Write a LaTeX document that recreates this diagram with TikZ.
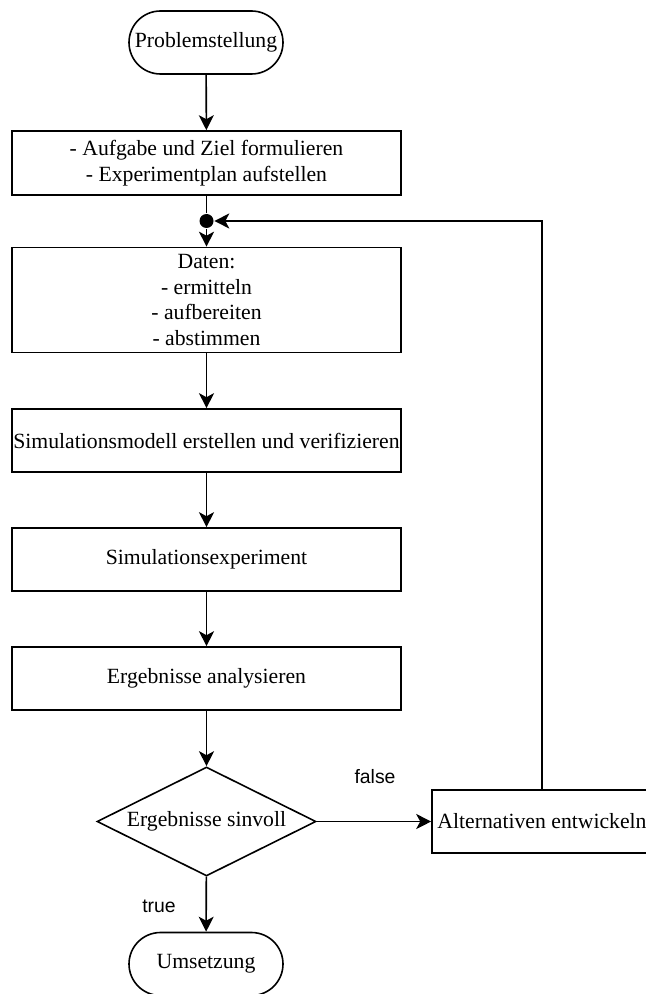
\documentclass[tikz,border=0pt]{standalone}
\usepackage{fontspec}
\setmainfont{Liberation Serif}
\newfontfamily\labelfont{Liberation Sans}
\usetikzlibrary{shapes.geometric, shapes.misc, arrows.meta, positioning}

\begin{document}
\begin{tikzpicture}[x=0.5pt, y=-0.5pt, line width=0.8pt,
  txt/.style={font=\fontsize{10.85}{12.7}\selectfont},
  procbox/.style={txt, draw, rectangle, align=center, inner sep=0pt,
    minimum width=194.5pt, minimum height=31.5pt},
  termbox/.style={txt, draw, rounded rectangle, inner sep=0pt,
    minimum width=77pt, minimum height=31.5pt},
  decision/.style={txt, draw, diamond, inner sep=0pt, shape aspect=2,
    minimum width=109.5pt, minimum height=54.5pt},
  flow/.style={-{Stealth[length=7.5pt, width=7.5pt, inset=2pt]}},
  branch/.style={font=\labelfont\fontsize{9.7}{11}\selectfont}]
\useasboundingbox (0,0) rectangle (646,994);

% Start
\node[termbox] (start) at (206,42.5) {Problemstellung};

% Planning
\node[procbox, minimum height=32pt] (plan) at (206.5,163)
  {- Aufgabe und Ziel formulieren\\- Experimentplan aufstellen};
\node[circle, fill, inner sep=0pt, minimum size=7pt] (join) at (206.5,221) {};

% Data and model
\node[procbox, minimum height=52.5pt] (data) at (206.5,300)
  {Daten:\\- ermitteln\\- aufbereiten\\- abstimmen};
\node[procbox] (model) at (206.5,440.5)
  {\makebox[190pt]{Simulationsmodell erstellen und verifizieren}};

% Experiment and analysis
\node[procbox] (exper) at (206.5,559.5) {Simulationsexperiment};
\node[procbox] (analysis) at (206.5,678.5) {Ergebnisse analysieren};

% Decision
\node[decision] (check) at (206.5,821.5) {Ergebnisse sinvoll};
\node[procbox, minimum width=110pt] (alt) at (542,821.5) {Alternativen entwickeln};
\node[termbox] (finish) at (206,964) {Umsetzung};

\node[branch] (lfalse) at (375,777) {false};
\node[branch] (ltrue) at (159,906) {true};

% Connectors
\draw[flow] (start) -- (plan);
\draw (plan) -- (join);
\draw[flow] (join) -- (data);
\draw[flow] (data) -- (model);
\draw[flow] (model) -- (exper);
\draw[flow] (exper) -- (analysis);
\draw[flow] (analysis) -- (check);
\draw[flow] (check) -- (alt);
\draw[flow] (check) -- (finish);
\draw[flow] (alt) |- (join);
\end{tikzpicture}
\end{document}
______
SHORT EXERCISE: Extract every line of the data exactly; pictures stay out.

RESPONSE BELOW:
Write a LaTeX document that recreates this diagram with TikZ.
\documentclass[tikz,border=0pt]{standalone}
\usepackage{fontspec}
\setmainfont{Liberation Serif}
\newfontfamily\labelfont{Liberation Sans}
\usetikzlibrary{shapes.geometric, shapes.misc, arrows.meta, positioning}

\begin{document}
\begin{tikzpicture}[x=0.5pt, y=-0.5pt, line width=0.8pt,
  txt/.style={font=\fontsize{10.85}{12.7}\selectfont},
  procbox/.style={txt, draw, rectangle, align=center, inner sep=0pt,
    minimum width=194.5pt, minimum height=31.5pt},
  termbox/.style={txt, draw, rounded rectangle, inner sep=0pt,
    minimum width=77pt, minimum height=31.5pt},
  decision/.style={txt, draw, diamond, inner sep=0pt, shape aspect=2,
    minimum width=109.5pt, minimum height=54.5pt},
  flow/.style={-{Stealth[length=7.5pt, width=7.5pt, inset=2pt]}},
  branch/.style={font=\labelfont\fontsize{9.7}{11}\selectfont}]
\useasboundingbox (0,0) rectangle (646,994);

% Start
\node[termbox] (start) at (206,42.5) {Problemstellung};

% Planning
\node[procbox, minimum height=32pt] (plan) at (206.5,163)
  {- Aufgabe und Ziel formulieren\\- Experimentplan aufstellen};
\node[circle, fill, inner sep=0pt, minimum size=7pt] (join) at (206.5,221) {};

% Data and model
\node[procbox, minimum height=52.5pt] (data) at (206.5,300)
  {Daten:\\- ermitteln\\- aufbereiten\\- abstimmen};
\node[procbox] (model) at (206.5,440.5)
  {\makebox[190pt]{Simulationsmodell erstellen und verifizieren}};

% Experiment and analysis
\node[procbox] (exper) at (206.5,559.5) {Simulationsexperiment};
\node[procbox] (analysis) at (206.5,678.5) {Ergebnisse analysieren};

% Decision
\node[decision] (check) at (206.5,821.5) {Ergebnisse sinvoll};
\node[procbox, minimum width=110pt] (alt) at (542,821.5) {Alternativen entwickeln};
\node[termbox] (finish) at (206,964) {Umsetzung};

\node[branch] (lfalse) at (375,777) {false};
\node[branch] (ltrue) at (159,906) {true};

% Connectors
\draw[flow] (start) -- (plan);
\draw (plan) -- (join);
\draw[flow] (join) -- (data);
\draw[flow] (data) -- (model);
\draw[flow] (model) -- (exper);
\draw[flow] (exper) -- (analysis);
\draw[flow] (analysis) -- (check);
\draw[flow] (check) -- (alt);
\draw[flow] (check) -- (finish);
\draw[flow] (alt) |- (join);
\end{tikzpicture}
\end{document}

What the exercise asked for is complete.